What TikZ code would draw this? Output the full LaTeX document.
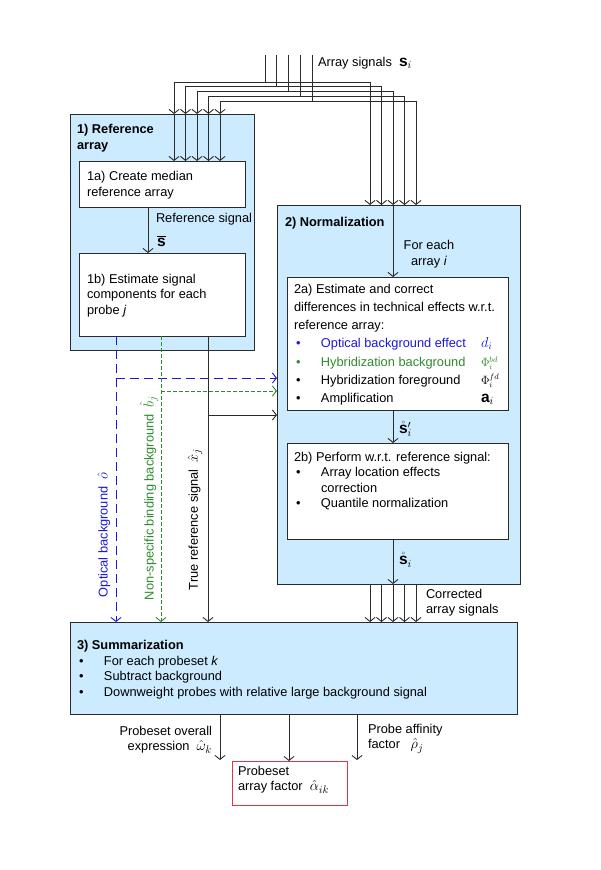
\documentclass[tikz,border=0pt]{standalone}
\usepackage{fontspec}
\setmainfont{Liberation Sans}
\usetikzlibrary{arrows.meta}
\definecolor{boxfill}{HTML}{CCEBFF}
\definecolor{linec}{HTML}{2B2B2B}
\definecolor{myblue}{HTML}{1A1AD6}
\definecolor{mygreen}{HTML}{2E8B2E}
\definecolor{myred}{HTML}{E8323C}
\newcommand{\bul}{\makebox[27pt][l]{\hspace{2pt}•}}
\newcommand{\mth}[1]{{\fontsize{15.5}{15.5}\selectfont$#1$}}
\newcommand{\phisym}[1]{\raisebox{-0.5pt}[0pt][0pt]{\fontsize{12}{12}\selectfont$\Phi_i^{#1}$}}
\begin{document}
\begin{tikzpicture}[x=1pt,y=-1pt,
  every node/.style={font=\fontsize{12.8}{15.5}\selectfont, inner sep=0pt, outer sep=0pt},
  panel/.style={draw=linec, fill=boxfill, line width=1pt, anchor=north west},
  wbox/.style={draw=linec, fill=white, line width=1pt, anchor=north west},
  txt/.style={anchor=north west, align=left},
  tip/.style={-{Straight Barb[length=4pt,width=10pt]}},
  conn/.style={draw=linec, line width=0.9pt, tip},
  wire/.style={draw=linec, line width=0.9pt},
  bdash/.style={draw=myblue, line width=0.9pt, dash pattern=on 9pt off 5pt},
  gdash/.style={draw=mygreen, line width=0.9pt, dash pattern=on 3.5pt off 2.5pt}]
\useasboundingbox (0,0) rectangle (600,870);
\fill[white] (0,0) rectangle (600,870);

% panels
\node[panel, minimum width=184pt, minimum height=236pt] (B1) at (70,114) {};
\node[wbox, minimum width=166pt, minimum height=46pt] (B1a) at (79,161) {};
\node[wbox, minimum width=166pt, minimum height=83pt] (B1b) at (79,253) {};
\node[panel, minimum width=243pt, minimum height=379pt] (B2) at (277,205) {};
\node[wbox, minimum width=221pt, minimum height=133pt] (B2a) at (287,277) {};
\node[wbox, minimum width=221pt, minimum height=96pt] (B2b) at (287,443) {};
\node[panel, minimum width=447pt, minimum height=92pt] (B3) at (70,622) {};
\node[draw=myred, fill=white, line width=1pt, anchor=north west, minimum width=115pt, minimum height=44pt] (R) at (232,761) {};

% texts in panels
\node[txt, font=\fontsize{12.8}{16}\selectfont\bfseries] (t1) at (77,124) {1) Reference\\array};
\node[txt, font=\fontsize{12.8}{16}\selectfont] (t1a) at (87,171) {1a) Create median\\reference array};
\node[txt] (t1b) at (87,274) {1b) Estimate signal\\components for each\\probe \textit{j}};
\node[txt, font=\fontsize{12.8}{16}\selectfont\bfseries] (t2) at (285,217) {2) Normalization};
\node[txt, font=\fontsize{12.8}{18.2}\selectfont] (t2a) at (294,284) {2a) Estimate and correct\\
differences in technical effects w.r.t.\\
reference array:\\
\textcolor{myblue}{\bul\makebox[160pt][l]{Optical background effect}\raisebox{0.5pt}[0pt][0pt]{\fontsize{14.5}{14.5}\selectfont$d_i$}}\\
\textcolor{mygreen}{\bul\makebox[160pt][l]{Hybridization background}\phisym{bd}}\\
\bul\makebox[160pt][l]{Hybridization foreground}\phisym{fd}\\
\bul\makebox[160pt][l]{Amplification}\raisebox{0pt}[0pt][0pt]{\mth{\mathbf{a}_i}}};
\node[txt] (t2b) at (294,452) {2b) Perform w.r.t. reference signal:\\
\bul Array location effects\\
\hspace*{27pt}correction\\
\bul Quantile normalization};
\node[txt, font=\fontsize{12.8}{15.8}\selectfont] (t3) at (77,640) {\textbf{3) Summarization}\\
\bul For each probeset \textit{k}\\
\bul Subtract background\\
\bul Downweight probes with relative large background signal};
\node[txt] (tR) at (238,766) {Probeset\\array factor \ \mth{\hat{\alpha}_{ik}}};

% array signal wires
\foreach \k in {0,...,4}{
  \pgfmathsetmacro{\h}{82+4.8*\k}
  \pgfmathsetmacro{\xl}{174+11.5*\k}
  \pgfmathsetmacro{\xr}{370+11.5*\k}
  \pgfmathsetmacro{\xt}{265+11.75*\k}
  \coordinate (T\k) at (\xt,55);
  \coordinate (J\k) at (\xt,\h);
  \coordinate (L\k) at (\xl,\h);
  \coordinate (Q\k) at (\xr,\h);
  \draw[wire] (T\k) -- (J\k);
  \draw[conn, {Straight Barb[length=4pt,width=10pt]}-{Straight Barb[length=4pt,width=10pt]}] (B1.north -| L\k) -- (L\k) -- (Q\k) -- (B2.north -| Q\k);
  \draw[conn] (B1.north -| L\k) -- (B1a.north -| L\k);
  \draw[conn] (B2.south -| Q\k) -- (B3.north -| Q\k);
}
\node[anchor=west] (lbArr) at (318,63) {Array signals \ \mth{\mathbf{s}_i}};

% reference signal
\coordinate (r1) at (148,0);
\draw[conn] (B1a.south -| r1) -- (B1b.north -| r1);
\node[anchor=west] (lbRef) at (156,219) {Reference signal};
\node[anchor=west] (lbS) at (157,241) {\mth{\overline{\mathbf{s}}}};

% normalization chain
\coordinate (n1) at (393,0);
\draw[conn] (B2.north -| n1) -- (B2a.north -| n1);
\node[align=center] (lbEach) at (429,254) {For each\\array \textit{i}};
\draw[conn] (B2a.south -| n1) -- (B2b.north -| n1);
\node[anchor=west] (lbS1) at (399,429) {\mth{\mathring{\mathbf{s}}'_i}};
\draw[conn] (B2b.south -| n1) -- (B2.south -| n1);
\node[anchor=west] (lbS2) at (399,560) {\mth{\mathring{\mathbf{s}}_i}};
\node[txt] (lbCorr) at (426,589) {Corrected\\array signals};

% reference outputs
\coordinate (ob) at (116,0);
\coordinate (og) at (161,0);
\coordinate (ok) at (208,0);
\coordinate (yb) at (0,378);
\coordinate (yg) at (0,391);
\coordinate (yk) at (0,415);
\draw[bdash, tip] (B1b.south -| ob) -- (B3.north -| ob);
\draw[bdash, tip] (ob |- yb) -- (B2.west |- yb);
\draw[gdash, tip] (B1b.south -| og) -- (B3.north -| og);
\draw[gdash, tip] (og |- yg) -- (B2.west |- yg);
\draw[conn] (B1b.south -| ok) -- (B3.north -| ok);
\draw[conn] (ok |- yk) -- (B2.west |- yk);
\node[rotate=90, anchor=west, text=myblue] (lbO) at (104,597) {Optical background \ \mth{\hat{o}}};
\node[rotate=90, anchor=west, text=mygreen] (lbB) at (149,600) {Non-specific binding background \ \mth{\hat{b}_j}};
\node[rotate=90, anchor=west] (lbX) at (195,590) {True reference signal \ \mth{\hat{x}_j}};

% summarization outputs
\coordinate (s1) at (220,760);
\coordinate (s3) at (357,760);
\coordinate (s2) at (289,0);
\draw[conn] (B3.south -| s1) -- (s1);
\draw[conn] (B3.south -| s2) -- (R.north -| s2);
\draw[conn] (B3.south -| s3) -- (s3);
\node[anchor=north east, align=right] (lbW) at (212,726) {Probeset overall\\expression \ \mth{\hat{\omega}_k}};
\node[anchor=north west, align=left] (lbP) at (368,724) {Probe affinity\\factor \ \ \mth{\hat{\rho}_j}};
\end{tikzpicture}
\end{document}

# # # # #

:: TASK ::
Your task is an exact transcription of all the data, minus the pictures.

:: ANSWER BELOW ::
What TikZ code would draw this? Output the full LaTeX document.
\documentclass[tikz,border=0pt]{standalone}
\usepackage{fontspec}
\setmainfont{Liberation Sans}
\usetikzlibrary{arrows.meta}
\definecolor{boxfill}{HTML}{CCEBFF}
\definecolor{linec}{HTML}{2B2B2B}
\definecolor{myblue}{HTML}{1A1AD6}
\definecolor{mygreen}{HTML}{2E8B2E}
\definecolor{myred}{HTML}{E8323C}
\newcommand{\bul}{\makebox[27pt][l]{\hspace{2pt}•}}
\newcommand{\mth}[1]{{\fontsize{15.5}{15.5}\selectfont$#1$}}
\newcommand{\phisym}[1]{\raisebox{-0.5pt}[0pt][0pt]{\fontsize{12}{12}\selectfont$\Phi_i^{#1}$}}
\begin{document}
\begin{tikzpicture}[x=1pt,y=-1pt,
  every node/.style={font=\fontsize{12.8}{15.5}\selectfont, inner sep=0pt, outer sep=0pt},
  panel/.style={draw=linec, fill=boxfill, line width=1pt, anchor=north west},
  wbox/.style={draw=linec, fill=white, line width=1pt, anchor=north west},
  txt/.style={anchor=north west, align=left},
  tip/.style={-{Straight Barb[length=4pt,width=10pt]}},
  conn/.style={draw=linec, line width=0.9pt, tip},
  wire/.style={draw=linec, line width=0.9pt},
  bdash/.style={draw=myblue, line width=0.9pt, dash pattern=on 9pt off 5pt},
  gdash/.style={draw=mygreen, line width=0.9pt, dash pattern=on 3.5pt off 2.5pt}]
\useasboundingbox (0,0) rectangle (600,870);
\fill[white] (0,0) rectangle (600,870);

% panels
\node[panel, minimum width=184pt, minimum height=236pt] (B1) at (70,114) {};
\node[wbox, minimum width=166pt, minimum height=46pt] (B1a) at (79,161) {};
\node[wbox, minimum width=166pt, minimum height=83pt] (B1b) at (79,253) {};
\node[panel, minimum width=243pt, minimum height=379pt] (B2) at (277,205) {};
\node[wbox, minimum width=221pt, minimum height=133pt] (B2a) at (287,277) {};
\node[wbox, minimum width=221pt, minimum height=96pt] (B2b) at (287,443) {};
\node[panel, minimum width=447pt, minimum height=92pt] (B3) at (70,622) {};
\node[draw=myred, fill=white, line width=1pt, anchor=north west, minimum width=115pt, minimum height=44pt] (R) at (232,761) {};

% texts in panels
\node[txt, font=\fontsize{12.8}{16}\selectfont\bfseries] (t1) at (77,124) {1) Reference\\array};
\node[txt, font=\fontsize{12.8}{16}\selectfont] (t1a) at (87,171) {1a) Create median\\reference array};
\node[txt] (t1b) at (87,274) {1b) Estimate signal\\components for each\\probe \textit{j}};
\node[txt, font=\fontsize{12.8}{16}\selectfont\bfseries] (t2) at (285,217) {2) Normalization};
\node[txt, font=\fontsize{12.8}{18.2}\selectfont] (t2a) at (294,284) {2a) Estimate and correct\\
differences in technical effects w.r.t.\\
reference array:\\
\textcolor{myblue}{\bul\makebox[160pt][l]{Optical background effect}\raisebox{0.5pt}[0pt][0pt]{\fontsize{14.5}{14.5}\selectfont$d_i$}}\\
\textcolor{mygreen}{\bul\makebox[160pt][l]{Hybridization background}\phisym{bd}}\\
\bul\makebox[160pt][l]{Hybridization foreground}\phisym{fd}\\
\bul\makebox[160pt][l]{Amplification}\raisebox{0pt}[0pt][0pt]{\mth{\mathbf{a}_i}}};
\node[txt] (t2b) at (294,452) {2b) Perform w.r.t. reference signal:\\
\bul Array location effects\\
\hspace*{27pt}correction\\
\bul Quantile normalization};
\node[txt, font=\fontsize{12.8}{15.8}\selectfont] (t3) at (77,640) {\textbf{3) Summarization}\\
\bul For each probeset \textit{k}\\
\bul Subtract background\\
\bul Downweight probes with relative large background signal};
\node[txt] (tR) at (238,766) {Probeset\\array factor \ \mth{\hat{\alpha}_{ik}}};

% array signal wires
\foreach \k in {0,...,4}{
  \pgfmathsetmacro{\h}{82+4.8*\k}
  \pgfmathsetmacro{\xl}{174+11.5*\k}
  \pgfmathsetmacro{\xr}{370+11.5*\k}
  \pgfmathsetmacro{\xt}{265+11.75*\k}
  \coordinate (T\k) at (\xt,55);
  \coordinate (J\k) at (\xt,\h);
  \coordinate (L\k) at (\xl,\h);
  \coordinate (Q\k) at (\xr,\h);
  \draw[wire] (T\k) -- (J\k);
  \draw[conn, {Straight Barb[length=4pt,width=10pt]}-{Straight Barb[length=4pt,width=10pt]}] (B1.north -| L\k) -- (L\k) -- (Q\k) -- (B2.north -| Q\k);
  \draw[conn] (B1.north -| L\k) -- (B1a.north -| L\k);
  \draw[conn] (B2.south -| Q\k) -- (B3.north -| Q\k);
}
\node[anchor=west] (lbArr) at (318,63) {Array signals \ \mth{\mathbf{s}_i}};

% reference signal
\coordinate (r1) at (148,0);
\draw[conn] (B1a.south -| r1) -- (B1b.north -| r1);
\node[anchor=west] (lbRef) at (156,219) {Reference signal};
\node[anchor=west] (lbS) at (157,241) {\mth{\overline{\mathbf{s}}}};

% normalization chain
\coordinate (n1) at (393,0);
\draw[conn] (B2.north -| n1) -- (B2a.north -| n1);
\node[align=center] (lbEach) at (429,254) {For each\\array \textit{i}};
\draw[conn] (B2a.south -| n1) -- (B2b.north -| n1);
\node[anchor=west] (lbS1) at (399,429) {\mth{\mathring{\mathbf{s}}'_i}};
\draw[conn] (B2b.south -| n1) -- (B2.south -| n1);
\node[anchor=west] (lbS2) at (399,560) {\mth{\mathring{\mathbf{s}}_i}};
\node[txt] (lbCorr) at (426,589) {Corrected\\array signals};

% reference outputs
\coordinate (ob) at (116,0);
\coordinate (og) at (161,0);
\coordinate (ok) at (208,0);
\coordinate (yb) at (0,378);
\coordinate (yg) at (0,391);
\coordinate (yk) at (0,415);
\draw[bdash, tip] (B1b.south -| ob) -- (B3.north -| ob);
\draw[bdash, tip] (ob |- yb) -- (B2.west |- yb);
\draw[gdash, tip] (B1b.south -| og) -- (B3.north -| og);
\draw[gdash, tip] (og |- yg) -- (B2.west |- yg);
\draw[conn] (B1b.south -| ok) -- (B3.north -| ok);
\draw[conn] (ok |- yk) -- (B2.west |- yk);
\node[rotate=90, anchor=west, text=myblue] (lbO) at (104,597) {Optical background \ \mth{\hat{o}}};
\node[rotate=90, anchor=west, text=mygreen] (lbB) at (149,600) {Non-specific binding background \ \mth{\hat{b}_j}};
\node[rotate=90, anchor=west] (lbX) at (195,590) {True reference signal \ \mth{\hat{x}_j}};

% summarization outputs
\coordinate (s1) at (220,760);
\coordinate (s3) at (357,760);
\coordinate (s2) at (289,0);
\draw[conn] (B3.south -| s1) -- (s1);
\draw[conn] (B3.south -| s2) -- (R.north -| s2);
\draw[conn] (B3.south -| s3) -- (s3);
\node[anchor=north east, align=right] (lbW) at (212,726) {Probeset overall\\expression \ \mth{\hat{\omega}_k}};
\node[anchor=north west, align=left] (lbP) at (368,724) {Probe affinity\\factor \ \ \mth{\hat{\rho}_j}};
\end{tikzpicture}
\end{document}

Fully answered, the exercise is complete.